>> START

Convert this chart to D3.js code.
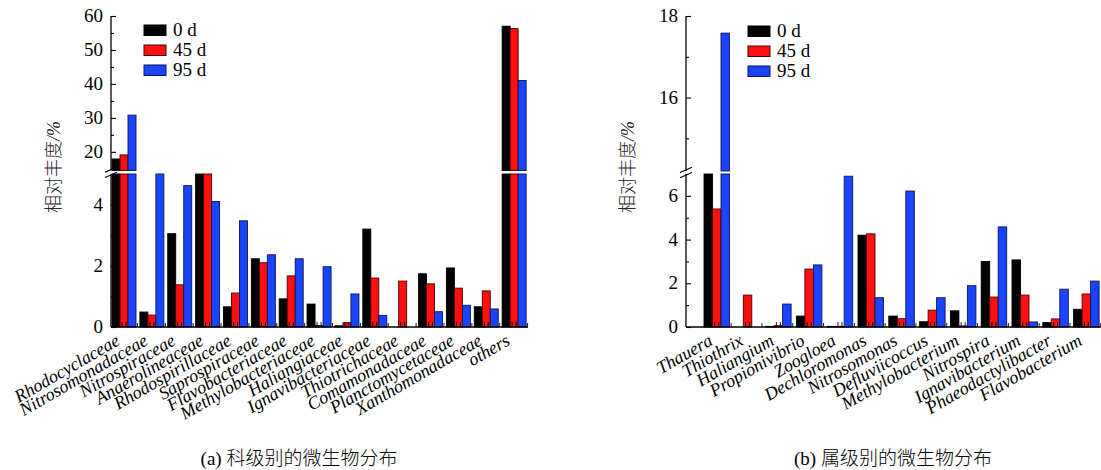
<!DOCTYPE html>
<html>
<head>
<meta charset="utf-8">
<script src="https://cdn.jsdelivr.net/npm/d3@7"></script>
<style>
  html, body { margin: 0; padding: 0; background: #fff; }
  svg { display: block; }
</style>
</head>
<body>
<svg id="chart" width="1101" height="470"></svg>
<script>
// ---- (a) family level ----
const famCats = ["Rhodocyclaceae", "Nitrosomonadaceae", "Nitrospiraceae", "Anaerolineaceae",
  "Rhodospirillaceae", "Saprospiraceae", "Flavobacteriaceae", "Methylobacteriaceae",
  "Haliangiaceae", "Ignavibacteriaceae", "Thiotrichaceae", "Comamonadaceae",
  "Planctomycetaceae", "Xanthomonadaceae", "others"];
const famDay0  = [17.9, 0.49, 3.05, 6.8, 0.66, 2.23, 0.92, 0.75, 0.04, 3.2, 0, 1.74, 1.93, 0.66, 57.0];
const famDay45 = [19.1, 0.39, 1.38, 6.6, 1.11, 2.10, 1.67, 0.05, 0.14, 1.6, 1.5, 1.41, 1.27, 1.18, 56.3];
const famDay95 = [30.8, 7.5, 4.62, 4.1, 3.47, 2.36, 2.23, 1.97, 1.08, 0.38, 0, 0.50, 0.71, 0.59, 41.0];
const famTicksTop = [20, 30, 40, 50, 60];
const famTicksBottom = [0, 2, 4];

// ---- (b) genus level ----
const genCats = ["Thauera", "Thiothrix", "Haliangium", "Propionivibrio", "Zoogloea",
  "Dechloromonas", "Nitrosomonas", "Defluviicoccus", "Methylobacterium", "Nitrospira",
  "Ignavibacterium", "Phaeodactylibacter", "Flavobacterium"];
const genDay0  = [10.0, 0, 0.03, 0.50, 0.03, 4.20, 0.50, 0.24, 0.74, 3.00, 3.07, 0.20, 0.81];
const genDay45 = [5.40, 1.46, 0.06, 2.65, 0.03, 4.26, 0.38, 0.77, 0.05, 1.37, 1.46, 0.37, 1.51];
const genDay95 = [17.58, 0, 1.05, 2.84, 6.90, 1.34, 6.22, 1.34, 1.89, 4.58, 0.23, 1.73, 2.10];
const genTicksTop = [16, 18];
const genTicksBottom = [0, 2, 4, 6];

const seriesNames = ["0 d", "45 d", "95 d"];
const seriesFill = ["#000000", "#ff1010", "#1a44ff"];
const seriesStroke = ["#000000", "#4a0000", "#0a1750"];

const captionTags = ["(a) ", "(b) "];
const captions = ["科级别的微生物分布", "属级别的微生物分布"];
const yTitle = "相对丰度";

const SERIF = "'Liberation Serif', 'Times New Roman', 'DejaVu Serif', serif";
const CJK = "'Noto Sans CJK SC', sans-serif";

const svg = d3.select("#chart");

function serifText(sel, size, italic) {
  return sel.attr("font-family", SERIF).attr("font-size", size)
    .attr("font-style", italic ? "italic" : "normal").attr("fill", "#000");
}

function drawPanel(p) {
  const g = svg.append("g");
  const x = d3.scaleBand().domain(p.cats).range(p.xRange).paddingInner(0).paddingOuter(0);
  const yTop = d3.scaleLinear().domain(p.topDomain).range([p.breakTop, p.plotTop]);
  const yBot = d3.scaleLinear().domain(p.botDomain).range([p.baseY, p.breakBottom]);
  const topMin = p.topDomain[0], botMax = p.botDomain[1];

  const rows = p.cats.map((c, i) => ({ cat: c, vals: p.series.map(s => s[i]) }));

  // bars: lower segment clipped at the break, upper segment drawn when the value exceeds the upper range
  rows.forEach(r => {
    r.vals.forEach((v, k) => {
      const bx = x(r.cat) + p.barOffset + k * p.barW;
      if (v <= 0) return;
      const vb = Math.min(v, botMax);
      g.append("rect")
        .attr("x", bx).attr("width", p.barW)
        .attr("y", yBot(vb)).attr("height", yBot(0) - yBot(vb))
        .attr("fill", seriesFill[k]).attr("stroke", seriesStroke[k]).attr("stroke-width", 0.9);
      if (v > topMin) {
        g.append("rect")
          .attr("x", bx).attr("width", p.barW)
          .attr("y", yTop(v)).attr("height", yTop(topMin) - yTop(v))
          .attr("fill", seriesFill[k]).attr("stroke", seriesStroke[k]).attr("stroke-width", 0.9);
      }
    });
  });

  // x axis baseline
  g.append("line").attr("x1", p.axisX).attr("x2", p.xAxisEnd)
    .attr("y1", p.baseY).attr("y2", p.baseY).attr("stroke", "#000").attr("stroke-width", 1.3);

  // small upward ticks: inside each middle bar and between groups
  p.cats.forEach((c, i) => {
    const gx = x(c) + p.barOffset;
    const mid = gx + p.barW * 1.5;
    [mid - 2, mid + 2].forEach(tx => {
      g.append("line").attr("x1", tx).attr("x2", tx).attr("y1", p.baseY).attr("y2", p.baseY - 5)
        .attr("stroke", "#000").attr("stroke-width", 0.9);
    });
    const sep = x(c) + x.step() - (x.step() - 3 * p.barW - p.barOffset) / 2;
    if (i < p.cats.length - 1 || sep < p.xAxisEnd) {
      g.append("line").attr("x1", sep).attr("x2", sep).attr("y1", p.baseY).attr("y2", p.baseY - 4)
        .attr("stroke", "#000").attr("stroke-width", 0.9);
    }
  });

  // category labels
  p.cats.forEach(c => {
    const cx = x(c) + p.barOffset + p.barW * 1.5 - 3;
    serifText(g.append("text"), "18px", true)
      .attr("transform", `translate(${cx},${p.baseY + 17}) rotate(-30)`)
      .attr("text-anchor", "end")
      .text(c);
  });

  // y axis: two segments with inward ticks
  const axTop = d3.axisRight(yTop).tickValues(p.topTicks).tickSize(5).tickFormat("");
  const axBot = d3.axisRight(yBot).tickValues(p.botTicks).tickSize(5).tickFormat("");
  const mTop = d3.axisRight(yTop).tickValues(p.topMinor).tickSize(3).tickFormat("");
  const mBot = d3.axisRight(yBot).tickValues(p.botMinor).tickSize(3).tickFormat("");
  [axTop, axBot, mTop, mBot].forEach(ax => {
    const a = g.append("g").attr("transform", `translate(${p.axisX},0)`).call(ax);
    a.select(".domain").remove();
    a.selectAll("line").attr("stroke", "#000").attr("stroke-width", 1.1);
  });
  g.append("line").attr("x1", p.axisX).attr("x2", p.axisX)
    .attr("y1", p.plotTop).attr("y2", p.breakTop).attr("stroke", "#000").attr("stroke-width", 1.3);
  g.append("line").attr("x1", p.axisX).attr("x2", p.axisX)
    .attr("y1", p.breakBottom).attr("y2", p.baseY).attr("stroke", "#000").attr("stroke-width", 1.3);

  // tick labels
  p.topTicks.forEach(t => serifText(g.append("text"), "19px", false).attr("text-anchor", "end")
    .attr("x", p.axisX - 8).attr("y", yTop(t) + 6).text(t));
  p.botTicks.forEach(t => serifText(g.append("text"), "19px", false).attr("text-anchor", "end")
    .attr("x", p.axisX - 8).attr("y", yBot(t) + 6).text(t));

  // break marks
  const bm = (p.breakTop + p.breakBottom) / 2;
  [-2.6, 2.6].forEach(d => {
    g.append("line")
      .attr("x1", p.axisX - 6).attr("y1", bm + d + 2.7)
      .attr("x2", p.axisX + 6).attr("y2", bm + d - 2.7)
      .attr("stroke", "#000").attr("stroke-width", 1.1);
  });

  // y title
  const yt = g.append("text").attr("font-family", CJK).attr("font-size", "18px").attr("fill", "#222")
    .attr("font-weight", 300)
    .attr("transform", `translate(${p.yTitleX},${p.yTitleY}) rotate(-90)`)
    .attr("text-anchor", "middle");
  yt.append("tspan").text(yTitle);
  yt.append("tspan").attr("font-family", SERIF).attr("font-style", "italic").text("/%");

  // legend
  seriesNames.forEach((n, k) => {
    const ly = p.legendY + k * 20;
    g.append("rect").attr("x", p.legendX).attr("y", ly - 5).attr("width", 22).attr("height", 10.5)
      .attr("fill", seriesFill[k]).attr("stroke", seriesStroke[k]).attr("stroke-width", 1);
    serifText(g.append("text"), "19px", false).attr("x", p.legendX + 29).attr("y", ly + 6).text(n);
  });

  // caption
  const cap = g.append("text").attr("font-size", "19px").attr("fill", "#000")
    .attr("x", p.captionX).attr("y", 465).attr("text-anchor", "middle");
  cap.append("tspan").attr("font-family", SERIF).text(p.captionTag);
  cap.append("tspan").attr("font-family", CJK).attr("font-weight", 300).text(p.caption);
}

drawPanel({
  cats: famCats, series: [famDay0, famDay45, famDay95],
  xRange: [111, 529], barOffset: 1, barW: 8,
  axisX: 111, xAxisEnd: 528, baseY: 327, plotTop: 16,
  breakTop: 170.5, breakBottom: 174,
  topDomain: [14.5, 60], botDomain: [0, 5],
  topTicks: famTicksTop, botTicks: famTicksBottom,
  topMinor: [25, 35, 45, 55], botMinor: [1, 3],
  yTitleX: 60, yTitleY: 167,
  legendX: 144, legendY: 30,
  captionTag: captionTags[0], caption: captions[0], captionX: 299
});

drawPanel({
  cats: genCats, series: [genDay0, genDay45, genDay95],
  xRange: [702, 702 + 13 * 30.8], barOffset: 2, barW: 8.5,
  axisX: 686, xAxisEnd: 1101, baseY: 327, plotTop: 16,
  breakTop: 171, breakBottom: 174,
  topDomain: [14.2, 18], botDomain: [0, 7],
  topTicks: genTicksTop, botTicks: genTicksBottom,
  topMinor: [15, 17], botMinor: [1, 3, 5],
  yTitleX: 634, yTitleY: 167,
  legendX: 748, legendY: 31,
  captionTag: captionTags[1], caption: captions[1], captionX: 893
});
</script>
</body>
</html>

>> END

Task directions >>
Find the word "chart" and list each line it appears in.

Expected output >>
Convert this chart to D3.js code.
<svg id="chart" width="1101" height="470"></svg>
const svg = d3.select("#chart");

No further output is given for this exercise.